RECORDED DATA.
----
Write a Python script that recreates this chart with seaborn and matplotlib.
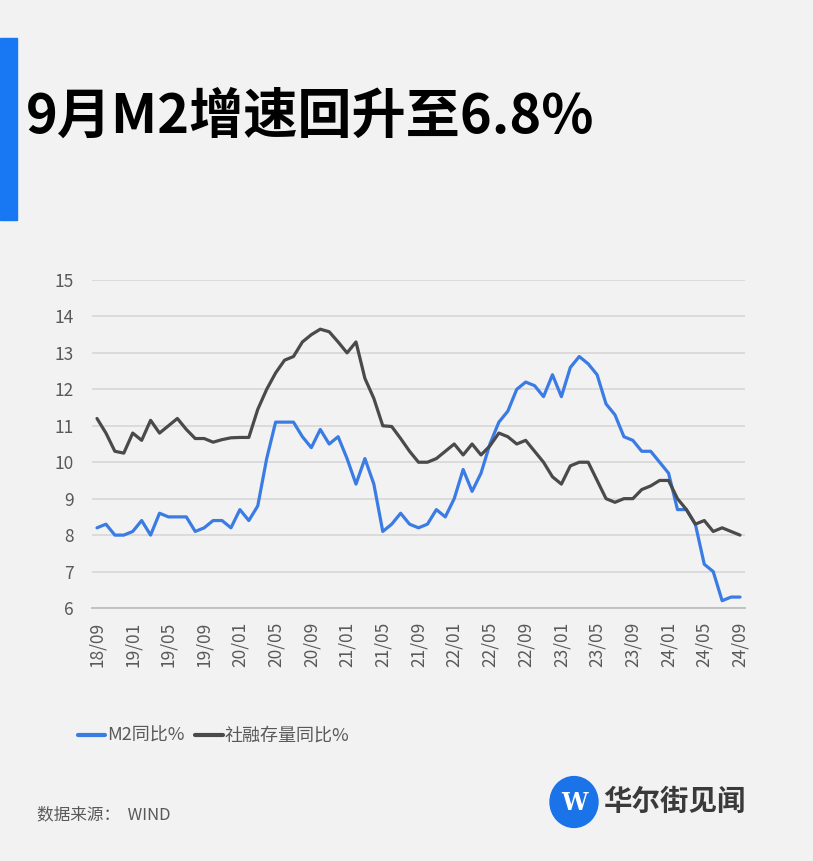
----
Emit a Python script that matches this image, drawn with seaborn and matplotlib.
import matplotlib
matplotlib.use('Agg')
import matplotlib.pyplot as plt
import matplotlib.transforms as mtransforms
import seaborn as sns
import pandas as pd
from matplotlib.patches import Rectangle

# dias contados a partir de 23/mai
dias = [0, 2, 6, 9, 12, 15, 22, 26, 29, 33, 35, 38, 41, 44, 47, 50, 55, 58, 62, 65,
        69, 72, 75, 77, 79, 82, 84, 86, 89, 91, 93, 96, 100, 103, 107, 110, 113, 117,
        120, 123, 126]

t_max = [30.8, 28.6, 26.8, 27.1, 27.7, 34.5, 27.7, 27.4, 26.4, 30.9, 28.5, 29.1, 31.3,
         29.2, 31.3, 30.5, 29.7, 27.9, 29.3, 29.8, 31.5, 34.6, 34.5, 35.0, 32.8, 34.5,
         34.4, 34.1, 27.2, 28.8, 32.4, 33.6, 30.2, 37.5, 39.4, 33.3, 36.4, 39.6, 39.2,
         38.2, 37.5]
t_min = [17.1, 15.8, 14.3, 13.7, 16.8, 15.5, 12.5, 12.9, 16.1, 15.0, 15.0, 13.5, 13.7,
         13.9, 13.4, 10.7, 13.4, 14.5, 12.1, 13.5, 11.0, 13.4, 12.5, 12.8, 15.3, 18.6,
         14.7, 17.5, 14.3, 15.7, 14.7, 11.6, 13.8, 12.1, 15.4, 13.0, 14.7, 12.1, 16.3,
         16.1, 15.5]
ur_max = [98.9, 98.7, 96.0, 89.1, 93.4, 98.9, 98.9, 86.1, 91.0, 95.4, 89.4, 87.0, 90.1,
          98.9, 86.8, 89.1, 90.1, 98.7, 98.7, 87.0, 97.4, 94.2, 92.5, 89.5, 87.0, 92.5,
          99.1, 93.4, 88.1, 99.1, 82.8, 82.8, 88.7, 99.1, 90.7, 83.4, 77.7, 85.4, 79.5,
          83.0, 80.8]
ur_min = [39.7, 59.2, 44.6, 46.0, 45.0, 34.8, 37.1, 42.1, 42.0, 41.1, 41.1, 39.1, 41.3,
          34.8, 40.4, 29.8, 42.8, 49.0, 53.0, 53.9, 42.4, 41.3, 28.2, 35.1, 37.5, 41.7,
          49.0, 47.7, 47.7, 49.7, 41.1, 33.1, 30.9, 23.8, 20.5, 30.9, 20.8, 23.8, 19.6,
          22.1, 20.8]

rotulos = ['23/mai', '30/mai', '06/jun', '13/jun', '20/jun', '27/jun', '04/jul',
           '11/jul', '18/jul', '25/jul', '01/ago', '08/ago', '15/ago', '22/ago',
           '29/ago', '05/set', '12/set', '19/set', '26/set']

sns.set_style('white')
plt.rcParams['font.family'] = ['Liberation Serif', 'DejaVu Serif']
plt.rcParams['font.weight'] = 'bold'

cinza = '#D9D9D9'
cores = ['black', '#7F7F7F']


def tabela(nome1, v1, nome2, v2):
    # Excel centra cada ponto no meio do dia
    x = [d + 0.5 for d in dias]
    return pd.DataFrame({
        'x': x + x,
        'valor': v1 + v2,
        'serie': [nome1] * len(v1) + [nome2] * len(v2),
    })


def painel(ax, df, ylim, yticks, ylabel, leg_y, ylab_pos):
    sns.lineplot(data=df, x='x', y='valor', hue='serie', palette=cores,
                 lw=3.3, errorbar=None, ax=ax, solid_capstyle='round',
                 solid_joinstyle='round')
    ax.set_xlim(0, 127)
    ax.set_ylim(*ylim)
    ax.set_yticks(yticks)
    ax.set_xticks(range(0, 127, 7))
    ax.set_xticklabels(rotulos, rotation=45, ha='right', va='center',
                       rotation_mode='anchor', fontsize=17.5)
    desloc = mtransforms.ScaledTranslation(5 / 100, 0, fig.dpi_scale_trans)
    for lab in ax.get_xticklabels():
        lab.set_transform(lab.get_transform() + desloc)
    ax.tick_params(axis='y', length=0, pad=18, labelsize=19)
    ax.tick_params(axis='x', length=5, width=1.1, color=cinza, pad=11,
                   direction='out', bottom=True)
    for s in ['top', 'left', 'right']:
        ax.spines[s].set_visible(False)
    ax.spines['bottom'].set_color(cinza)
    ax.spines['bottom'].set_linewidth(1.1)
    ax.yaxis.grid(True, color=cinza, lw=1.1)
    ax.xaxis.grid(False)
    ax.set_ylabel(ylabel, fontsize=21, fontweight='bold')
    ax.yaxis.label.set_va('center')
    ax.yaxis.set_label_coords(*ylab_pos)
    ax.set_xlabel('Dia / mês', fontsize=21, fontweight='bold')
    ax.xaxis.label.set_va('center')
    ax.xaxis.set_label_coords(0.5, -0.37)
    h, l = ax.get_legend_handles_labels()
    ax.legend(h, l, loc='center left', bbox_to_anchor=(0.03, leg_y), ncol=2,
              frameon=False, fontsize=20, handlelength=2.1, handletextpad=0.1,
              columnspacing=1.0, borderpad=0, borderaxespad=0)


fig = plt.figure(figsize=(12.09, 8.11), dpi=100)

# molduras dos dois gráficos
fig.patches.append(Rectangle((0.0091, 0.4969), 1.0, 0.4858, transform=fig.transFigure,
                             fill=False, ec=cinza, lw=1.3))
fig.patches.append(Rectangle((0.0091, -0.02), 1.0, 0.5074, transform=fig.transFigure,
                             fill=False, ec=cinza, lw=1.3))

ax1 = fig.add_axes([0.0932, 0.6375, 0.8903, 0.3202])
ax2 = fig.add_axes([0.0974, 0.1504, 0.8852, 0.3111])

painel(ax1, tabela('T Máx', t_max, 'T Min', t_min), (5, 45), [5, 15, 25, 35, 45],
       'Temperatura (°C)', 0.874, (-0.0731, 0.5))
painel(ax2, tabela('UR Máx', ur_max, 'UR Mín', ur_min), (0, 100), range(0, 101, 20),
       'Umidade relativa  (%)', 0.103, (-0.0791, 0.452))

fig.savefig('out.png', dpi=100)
----
Retype exactly, and only, the lines from the one containing "Emit a Python" through the one containing "120, 123, 126]", both included.

Emit a Python script that matches this image, drawn with seaborn and matplotlib.
import matplotlib
matplotlib.use('Agg')
import matplotlib.pyplot as plt
import matplotlib.transforms as mtransforms
import seaborn as sns
import pandas as pd
from matplotlib.patches import Rectangle

# dias contados a partir de 23/mai
dias = [0, 2, 6, 9, 12, 15, 22, 26, 29, 33, 35, 38, 41, 44, 47, 50, 55, 58, 62, 65,
        69, 72, 75, 77, 79, 82, 84, 86, 89, 91, 93, 96, 100, 103, 107, 110, 113, 117,
        120, 123, 126]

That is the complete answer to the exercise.